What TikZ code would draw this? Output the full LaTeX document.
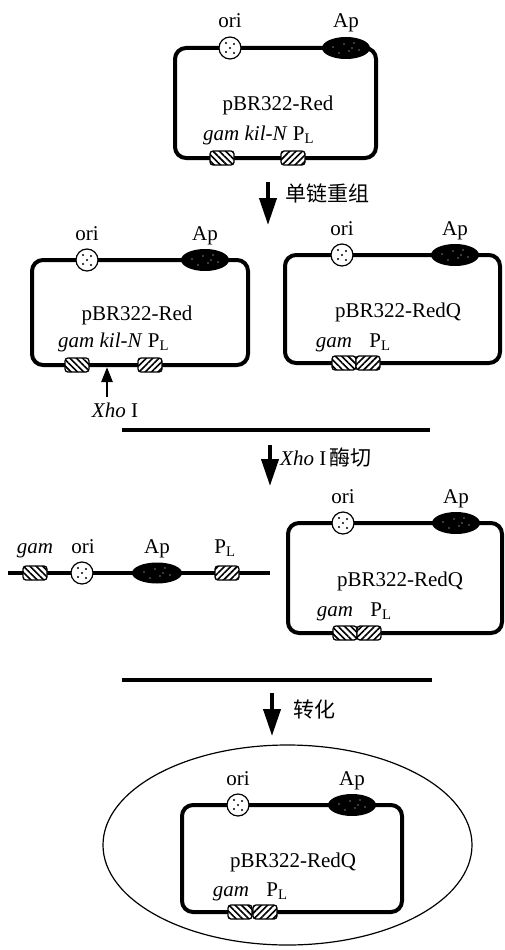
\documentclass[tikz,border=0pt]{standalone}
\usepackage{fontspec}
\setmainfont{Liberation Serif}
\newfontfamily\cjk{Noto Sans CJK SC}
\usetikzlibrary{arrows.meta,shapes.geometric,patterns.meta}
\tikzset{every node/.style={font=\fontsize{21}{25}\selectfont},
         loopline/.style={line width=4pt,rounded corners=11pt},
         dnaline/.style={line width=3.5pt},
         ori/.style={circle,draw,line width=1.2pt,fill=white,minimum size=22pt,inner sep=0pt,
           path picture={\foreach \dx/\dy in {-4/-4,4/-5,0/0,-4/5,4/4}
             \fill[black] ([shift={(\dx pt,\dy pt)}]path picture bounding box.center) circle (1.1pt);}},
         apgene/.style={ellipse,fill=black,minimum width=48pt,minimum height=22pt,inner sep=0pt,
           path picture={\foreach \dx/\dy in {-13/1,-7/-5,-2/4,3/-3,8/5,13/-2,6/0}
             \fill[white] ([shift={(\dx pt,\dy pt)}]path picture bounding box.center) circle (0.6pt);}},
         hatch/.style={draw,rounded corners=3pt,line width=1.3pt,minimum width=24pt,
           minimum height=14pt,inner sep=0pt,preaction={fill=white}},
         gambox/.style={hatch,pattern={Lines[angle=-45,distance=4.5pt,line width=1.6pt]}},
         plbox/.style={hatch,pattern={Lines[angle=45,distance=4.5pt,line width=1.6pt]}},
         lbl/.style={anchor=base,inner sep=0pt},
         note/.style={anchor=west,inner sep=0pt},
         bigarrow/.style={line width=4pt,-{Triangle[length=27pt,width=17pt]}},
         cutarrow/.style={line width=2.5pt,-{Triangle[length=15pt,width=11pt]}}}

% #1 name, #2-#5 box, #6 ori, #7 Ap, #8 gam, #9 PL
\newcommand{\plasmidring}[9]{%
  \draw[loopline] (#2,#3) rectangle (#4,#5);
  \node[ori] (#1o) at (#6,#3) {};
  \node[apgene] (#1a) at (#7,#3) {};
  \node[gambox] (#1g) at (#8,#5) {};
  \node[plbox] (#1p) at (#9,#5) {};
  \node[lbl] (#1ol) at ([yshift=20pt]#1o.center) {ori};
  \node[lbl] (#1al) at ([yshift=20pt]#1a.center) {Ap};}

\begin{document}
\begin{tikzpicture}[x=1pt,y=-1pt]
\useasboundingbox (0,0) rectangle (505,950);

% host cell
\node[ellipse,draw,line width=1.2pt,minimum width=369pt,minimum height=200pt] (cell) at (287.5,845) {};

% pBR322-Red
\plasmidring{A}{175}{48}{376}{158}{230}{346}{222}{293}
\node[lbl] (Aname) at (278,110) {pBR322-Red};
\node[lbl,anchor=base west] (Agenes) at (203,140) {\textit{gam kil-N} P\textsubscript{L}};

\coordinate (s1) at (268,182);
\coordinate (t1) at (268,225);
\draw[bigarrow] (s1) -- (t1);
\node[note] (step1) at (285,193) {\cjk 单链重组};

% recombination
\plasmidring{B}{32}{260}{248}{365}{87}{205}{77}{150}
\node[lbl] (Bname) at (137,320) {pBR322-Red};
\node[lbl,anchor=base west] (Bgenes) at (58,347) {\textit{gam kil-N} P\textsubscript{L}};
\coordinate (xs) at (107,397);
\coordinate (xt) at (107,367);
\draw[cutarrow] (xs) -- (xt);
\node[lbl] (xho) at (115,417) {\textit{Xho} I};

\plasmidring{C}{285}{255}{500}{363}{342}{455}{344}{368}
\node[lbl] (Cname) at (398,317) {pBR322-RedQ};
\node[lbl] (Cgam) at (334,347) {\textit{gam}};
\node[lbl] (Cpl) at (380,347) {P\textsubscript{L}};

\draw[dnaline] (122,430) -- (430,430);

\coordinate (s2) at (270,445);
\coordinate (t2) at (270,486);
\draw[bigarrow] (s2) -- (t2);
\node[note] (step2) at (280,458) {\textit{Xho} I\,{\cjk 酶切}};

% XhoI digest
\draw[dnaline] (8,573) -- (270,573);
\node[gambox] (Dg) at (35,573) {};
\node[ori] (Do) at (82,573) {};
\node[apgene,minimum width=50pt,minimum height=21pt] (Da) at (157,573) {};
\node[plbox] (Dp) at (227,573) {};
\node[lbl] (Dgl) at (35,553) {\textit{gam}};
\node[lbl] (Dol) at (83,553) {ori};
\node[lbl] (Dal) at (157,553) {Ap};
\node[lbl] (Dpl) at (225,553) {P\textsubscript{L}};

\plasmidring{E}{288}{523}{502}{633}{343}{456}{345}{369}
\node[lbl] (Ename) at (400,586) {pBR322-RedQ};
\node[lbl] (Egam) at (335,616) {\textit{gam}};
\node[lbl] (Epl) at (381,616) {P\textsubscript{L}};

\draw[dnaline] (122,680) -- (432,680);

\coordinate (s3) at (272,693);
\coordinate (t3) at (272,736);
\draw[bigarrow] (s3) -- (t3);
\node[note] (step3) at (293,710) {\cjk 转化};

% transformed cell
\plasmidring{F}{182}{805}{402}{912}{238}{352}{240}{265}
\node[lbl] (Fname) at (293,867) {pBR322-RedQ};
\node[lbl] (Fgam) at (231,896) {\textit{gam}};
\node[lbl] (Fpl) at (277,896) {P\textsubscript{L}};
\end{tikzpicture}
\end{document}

::::

PROBLEM REQUIREMENTS - Pull out every line in the material above where "draw" occurs.

WRITTEN RESPONSE -
What TikZ code would draw this? Output the full LaTeX document.
         ori/.style={circle,draw,line width=1.2pt,fill=white,minimum size=22pt,inner sep=0pt,
         hatch/.style={draw,rounded corners=3pt,line width=1.3pt,minimum width=24pt,
  \draw[loopline] (#2,#3) rectangle (#4,#5);
\node[ellipse,draw,line width=1.2pt,minimum width=369pt,minimum height=200pt] (cell) at (287.5,845) {};
\draw[bigarrow] (s1) -- (t1);
\draw[cutarrow] (xs) -- (xt);
\draw[dnaline] (122,430) -- (430,430);
\draw[bigarrow] (s2) -- (t2);
\draw[dnaline] (8,573) -- (270,573);
\draw[dnaline] (122,680) -- (432,680);
\draw[bigarrow] (s3) -- (t3);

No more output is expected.